Yes you are right. But the "virtual machine" can still get junked up with spyware and the lke. Cleanning up a VM is easy. Simply delete it. The VM looks like a file to Mac OS. If you have saved a copy of the file from before it was "gunkked up" you are set.

The best way to run Windows XP in a VM is to "share" some files from the Mac to the virtual PC. That way when you periodically trash the VM image your PC files are safe in the Mac's HFS+ system

It's really no differnt then having a real PC, only that periodic full reinstall takes second rather then hours.
 
ChrisA said:
QEMU does the same thing. It allows you to run a virtual machine under Mac OS. You can run just about any OS on that VM. Linux, Windows oe something else.

QEMU has one more advantage over the others too. It can emulate not only X86 but PPC, SPARC and ARM. SO in theory you could run Windows XP and Mac OS 9 both on your Intel Mac.

QEMU will run VM images built by itself or built by VMWare or others

THis has been available for a long time now at http://fabrice.bellard.free.fr/qemu/

Yes, QEMU is great, and Q (the Mac OS X/Cocoa wrapper for QEMU) looks very good as well.

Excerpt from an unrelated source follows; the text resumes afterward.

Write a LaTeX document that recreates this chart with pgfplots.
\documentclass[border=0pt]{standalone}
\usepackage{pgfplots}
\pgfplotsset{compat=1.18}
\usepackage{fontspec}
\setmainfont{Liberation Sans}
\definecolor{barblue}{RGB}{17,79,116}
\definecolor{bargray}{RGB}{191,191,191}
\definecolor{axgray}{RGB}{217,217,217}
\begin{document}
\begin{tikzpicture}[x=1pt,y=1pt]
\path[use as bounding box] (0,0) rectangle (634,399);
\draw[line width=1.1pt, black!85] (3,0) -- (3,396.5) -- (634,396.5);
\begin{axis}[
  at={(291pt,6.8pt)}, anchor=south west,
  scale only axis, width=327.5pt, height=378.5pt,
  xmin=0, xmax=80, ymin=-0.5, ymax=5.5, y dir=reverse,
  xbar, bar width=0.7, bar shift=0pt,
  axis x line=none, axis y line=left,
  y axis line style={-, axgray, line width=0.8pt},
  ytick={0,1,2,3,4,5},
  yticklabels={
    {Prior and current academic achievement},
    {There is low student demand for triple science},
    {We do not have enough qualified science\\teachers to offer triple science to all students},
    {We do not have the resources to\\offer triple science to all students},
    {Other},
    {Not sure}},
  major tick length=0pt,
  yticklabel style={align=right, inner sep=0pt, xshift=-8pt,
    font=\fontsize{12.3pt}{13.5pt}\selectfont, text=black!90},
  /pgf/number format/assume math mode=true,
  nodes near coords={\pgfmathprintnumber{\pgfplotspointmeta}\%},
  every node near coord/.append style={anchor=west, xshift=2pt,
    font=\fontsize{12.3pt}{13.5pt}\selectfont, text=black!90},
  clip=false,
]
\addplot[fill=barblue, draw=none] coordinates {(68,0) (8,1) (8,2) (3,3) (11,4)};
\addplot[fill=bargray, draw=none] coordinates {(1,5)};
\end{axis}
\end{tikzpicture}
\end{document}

And, it's free.

However, QEMU/Q does not yet have virtualization on Mac OS X, making it very slow for modern OSes (like Windows XP, RHEL, Fedora Core 5, and so on).

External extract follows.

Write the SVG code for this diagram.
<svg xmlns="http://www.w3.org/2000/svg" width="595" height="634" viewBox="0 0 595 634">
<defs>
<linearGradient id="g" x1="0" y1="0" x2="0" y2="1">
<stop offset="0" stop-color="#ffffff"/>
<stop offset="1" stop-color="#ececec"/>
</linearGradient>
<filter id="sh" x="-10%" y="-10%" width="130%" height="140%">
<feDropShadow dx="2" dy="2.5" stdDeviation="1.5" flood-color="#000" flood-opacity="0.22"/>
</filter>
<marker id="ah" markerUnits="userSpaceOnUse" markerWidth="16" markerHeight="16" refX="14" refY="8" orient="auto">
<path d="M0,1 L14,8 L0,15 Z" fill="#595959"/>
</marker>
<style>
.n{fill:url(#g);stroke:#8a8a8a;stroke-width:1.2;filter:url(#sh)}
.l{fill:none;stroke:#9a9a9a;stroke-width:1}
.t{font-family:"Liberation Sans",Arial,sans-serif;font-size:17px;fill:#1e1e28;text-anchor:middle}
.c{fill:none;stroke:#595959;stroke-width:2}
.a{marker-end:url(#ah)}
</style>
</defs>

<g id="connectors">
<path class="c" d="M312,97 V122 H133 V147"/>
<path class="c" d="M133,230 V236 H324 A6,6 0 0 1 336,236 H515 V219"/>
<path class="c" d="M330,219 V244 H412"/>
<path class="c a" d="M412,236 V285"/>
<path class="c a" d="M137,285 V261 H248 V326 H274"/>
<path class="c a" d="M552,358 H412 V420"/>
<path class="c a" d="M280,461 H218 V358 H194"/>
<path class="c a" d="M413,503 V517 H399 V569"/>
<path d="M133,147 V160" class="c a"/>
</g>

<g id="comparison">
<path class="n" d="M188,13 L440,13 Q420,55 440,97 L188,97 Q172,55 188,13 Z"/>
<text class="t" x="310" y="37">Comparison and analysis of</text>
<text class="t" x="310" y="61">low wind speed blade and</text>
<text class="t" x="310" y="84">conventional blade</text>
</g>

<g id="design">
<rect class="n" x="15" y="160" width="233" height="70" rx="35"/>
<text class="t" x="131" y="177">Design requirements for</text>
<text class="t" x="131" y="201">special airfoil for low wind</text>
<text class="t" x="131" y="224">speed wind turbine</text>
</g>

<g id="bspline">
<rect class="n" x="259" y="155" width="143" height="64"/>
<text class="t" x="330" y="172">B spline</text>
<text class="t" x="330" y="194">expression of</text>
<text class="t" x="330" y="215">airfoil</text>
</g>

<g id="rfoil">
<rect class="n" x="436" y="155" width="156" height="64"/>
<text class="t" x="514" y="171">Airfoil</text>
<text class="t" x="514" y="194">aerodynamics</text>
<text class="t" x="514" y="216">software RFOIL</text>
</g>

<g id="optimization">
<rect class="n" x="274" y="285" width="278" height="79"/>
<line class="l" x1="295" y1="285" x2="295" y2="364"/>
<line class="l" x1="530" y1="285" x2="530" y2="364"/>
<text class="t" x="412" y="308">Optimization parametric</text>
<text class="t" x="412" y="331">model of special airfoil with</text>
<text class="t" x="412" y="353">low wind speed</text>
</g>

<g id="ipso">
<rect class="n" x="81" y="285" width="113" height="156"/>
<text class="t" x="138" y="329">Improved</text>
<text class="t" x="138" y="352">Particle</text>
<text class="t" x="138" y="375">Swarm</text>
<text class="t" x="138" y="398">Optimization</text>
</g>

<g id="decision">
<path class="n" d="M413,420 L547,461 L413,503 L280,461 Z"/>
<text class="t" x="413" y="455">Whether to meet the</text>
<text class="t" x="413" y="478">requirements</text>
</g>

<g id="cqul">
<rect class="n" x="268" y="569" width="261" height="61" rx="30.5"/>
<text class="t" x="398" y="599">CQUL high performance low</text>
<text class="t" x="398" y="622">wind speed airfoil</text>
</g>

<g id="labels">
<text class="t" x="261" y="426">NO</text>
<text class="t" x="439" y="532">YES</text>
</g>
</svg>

At some point, we can expect QEMU/Q to support hardware virtualization, instead of emulation for x86 platforms, on Intel-based Macs. Then it can be considered a competitor in the virtual machine space. Until then, it won't come *close* to the performance and speed of a virtualization product on Mac OS X.

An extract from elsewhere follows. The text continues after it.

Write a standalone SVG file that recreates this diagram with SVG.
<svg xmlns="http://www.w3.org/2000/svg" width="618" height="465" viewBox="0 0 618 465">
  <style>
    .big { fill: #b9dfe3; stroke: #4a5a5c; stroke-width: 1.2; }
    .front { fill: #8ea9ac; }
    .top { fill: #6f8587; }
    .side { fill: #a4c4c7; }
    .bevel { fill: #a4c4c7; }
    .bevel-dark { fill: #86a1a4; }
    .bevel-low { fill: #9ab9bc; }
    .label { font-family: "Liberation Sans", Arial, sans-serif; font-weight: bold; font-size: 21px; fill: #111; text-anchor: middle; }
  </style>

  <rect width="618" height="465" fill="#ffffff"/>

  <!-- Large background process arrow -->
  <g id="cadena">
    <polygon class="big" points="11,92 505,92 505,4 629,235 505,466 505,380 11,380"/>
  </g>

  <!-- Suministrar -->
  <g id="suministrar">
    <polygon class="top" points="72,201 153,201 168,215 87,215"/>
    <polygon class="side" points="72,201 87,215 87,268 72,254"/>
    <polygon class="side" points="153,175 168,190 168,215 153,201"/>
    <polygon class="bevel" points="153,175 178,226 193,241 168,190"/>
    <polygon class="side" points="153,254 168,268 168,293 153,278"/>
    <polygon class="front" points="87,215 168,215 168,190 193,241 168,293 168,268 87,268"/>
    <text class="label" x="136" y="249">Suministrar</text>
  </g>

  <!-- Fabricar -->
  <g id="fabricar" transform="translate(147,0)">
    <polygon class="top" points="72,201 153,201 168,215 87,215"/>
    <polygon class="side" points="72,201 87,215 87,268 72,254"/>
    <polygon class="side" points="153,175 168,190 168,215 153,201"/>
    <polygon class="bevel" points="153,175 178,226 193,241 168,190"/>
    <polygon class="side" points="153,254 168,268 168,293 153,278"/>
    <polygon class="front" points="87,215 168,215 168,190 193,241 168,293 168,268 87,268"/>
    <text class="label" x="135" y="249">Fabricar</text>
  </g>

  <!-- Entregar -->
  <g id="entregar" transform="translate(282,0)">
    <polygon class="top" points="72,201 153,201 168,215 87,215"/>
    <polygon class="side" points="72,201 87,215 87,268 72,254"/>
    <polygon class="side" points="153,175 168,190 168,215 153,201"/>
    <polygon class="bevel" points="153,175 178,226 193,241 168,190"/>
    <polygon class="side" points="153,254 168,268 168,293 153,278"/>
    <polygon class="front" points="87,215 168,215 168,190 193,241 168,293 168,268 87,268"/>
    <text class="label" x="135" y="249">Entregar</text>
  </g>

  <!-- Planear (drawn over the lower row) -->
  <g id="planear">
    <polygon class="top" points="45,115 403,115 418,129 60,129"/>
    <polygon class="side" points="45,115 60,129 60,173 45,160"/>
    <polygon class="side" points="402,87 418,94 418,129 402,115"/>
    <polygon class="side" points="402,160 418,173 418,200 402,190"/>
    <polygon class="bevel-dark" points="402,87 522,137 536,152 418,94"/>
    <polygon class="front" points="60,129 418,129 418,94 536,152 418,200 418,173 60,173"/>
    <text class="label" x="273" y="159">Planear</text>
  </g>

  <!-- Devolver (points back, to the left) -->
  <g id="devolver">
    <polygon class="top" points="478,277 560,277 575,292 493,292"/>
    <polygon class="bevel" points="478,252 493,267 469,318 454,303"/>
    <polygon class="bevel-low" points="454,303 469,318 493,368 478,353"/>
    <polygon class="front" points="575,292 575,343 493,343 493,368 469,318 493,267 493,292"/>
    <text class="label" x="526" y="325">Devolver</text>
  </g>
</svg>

Also, some customers will always want a commercially vendor-supported product for enterprise/business/institutional deployments. This is something that QEMU/Q will never be able to be; that's not to say that once QEMU/Q supports virtualization on Intel-based Macs it won't be very useful and functional for a great many people, just that some people still prefer a commercially developed solution with support. It's also unlikely that the QEMU solution will support Intel VT anytime soon.

And for $50 for Parallels Workstation, that's quite a deal, considering the nature of the product.

---
Dave Schroeder
University of Wisconsin - Madison
das@doit.wisc.edu
http://das.doit.wisc.edu
 
Run OS X as guest OS?

So I don't know if anyone has tried this yet...or if it's even been discussed in this thread. But with Windows running on Macs, has anyone considered running Virtual PC (for Windows) or VMWare under Windows and installing OS X as a guest OS?

Originally I thought it would depend on how the guest OS supports EFI or other requirements that OS X Intel has, but since it's not actually emulating the hardware, could it possibly work?

Anyway, perhaps that's one approach to the problem.
 
cmoney said:
So I don't know if anyone has tried this yet...or if it's even been discussed in this thread. But with Windows running on Macs, has anyone considered running Virtual PC (for Windows) or VMWare under Windows and installing OS X as a guest OS?

Originally I thought it would depend on how the guest OS supports EFI or other requirements that OS X Intel has, but since it's not actually emulating the hardware, could it possibly work?

Anyway, perhaps that's one approach to the problem.

Virtual PC for windows doesn't currently support the Intel OS X
 
Peace said:
Virtual PC for windows doesn't currently support the Intel OS X
Official support for it doesn't mean it won't or can't work. Witness Windows running on Intel Macs.